Last night an Israeli film director named Shai Carmeli-Pollak, along with residents of Bilin village, visited the Alternative Information Center in Beit Sahour for a screening of his film ‘Bilin Habibti’. This non-fictional film documents the struggle of one community in Palestine and their non-violent resistance to the Israeli Occupation. This community reflects thousands of others facing the same effects of state terrorism.Shai served his two years in the Israeli army without any level of political awareness almost 20 years ago. He is now an anarchist and is devoted to the rescue of Bilin village, a Palestinian farming community whose very existence is being threatened by the illegal construction of Israeli settlements and the apartheid Wall. Since 2005 weekly demonstrations have been held in the village, which has already lost over 50% of its agricultural land to the construction of the Wall.

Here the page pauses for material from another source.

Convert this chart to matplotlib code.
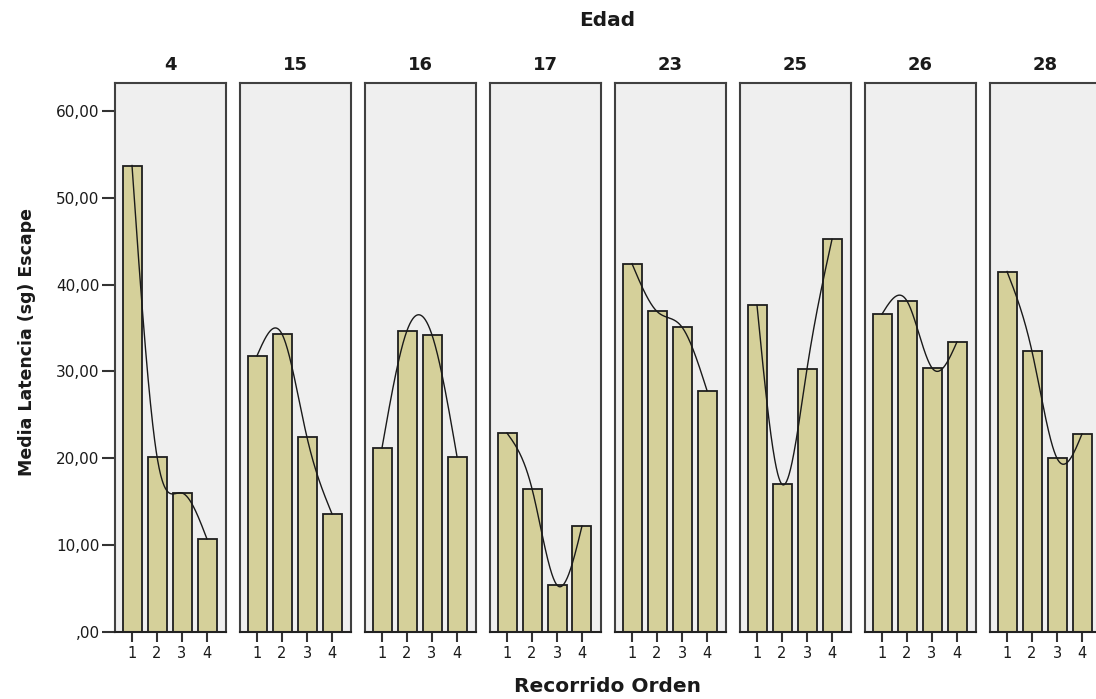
import numpy as np
import matplotlib
matplotlib.use("Agg")
import matplotlib.pyplot as plt

plt.rcParams['font.family'] = ['DejaVu Sans']

edades = ["4", "15", "16", "17", "23", "25", "26", "28"]
orden = [1, 2, 3, 4]
medias = {
    "4":  [53.7, 20.2, 16.0, 10.7],
    "15": [31.8, 34.3, 22.4, 13.6],
    "16": [21.2, 34.7, 34.2, 20.2],
    "17": [22.9, 16.5, 5.4, 12.2],
    "23": [42.4, 36.9, 35.1, 27.8],
    "25": [37.6, 17.0, 30.3, 45.2],
    "26": [36.6, 38.1, 30.4, 33.4],
    "28": [41.5, 32.3, 20.0, 22.8],
}
yticks = [0, 10, 20, 30, 40, 50, 60]
ytick_labels = [",00", "10,00", "20,00", "30,00", "40,00", "50,00", "60,00"]


def natural_spline(x, y, xs):
    x = np.asarray(x, float); y = np.asarray(y, float)
    n = len(x)
    h = np.diff(x)
    A = np.zeros((n, n)); b = np.zeros(n)
    A[0, 0] = 1; A[-1, -1] = 1
    for i in range(1, n - 1):
        A[i, i - 1] = h[i - 1]
        A[i, i] = 2 * (h[i - 1] + h[i])
        A[i, i + 1] = h[i]
        b[i] = 3 * ((y[i + 1] - y[i]) / h[i] - (y[i] - y[i - 1]) / h[i - 1])
    c = np.linalg.solve(A, b)
    out = np.empty_like(xs)
    for k, xv in enumerate(xs):
        i = min(max(np.searchsorted(x, xv) - 1, 0), n - 2)
        bi = (y[i + 1] - y[i]) / h[i] - h[i] * (2 * c[i] + c[i + 1]) / 3
        di = (c[i + 1] - c[i]) / (3 * h[i])
        dx = xv - x[i]
        out[k] = y[i] + bi * dx + c[i] * dx ** 2 + di * dx ** 3
    return out


W, H = 1096, 699
fig = plt.figure(figsize=(W / 100, H / 100), dpi=100)
fig.patch.set_facecolor('white')

left0 = 115; pitch = 125; pw = 111
bottom_px = 632; top_px = 83
bar_color = '#D5D09A'
frame_color = '#404040'
text_color = '#1a1a1a'

for i, e in enumerate(edades):
    l = left0 + pitch * i
    ax = fig.add_axes([l / W, (H - bottom_px) / H, pw / W, (bottom_px - top_px) / H])
    ax.set_facecolor('#EFEFEF')
    vals = medias[e]
    ax.bar(orden, vals, width=0.76, color=bar_color, edgecolor='#1e1e1e', linewidth=1.3, zorder=2)
    xs = np.linspace(1, 4, 200)
    ax.plot(xs, natural_spline(orden, vals, xs), color='#1a1a1a', lw=1.0, zorder=3)
    ax.set_xlim(0.32, 4.76)
    ax.set_ylim(0, 63.2)
    ax.set_xticks(orden)
    ax.set_xticklabels([str(o) for o in orden], fontsize=10.5, color=text_color)
    ax.tick_params(axis='x', length=7, width=1.5, color='#333333', pad=3)
    for s in ax.spines.values():
        s.set_color(frame_color)
        s.set_linewidth(1.5)
    ax.spines['bottom'].set_color('#222222')
    ax.set_title(e, fontsize=13, fontweight='bold', pad=9, color=text_color)
    if i == 0:
        ax.set_yticks(yticks)
        ax.set_yticklabels(ytick_labels, fontsize=11, color=text_color)
        ax.tick_params(axis='y', length=9.5, width=1.5, color='#333333', pad=1.5)
    else:
        ax.set_yticks([])

fig.text(607 / W, 1 - 20 / H, "Edad", ha='center', va='center', fontsize=14.5,
         fontweight='bold', color=text_color)
fig.text(608 / W, 1 - 687 / H, "Recorrido Orden", ha='center', va='center', fontsize=14.5,
         fontweight='bold', color=text_color)
fig.text(27 / W, 1 - 342 / H, "Media Latencia (sg) Escape", ha='center', va='center',
         rotation=90, fontsize=12.5, fontweight='bold', color=text_color)

fig.savefig("out.png", dpi=100)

During the making of the film, Shai joins the village’s struggle, focusing on two central figures: Mohamed, a member of the village’s local committee against the illegal Wall, and Wagee, farmer and father of ten, who is losing the majority of his land to the Wall and to the illegally built settlement of Modin Elite.
At the beginning of the film we witness Shai’s first encounter with Wagee, and the instant welcome he receives. As the non-violent resistance in the village gathers momentum, as does the unique relationship between the Israeli activists and the residents of Bilin.
Through ‘Bilin Habibti’, we gain an insight not only into the mindset of anarchism within Israel, but also those who serve the occupation in the Israeli army. While seeming to only scratch the surface of this Palestinian community, Shai presents a complex account of each individual the film encounters in a way in which a greater understanding of the social, emotional and agricultural effects of the Israeli occupation can be gained.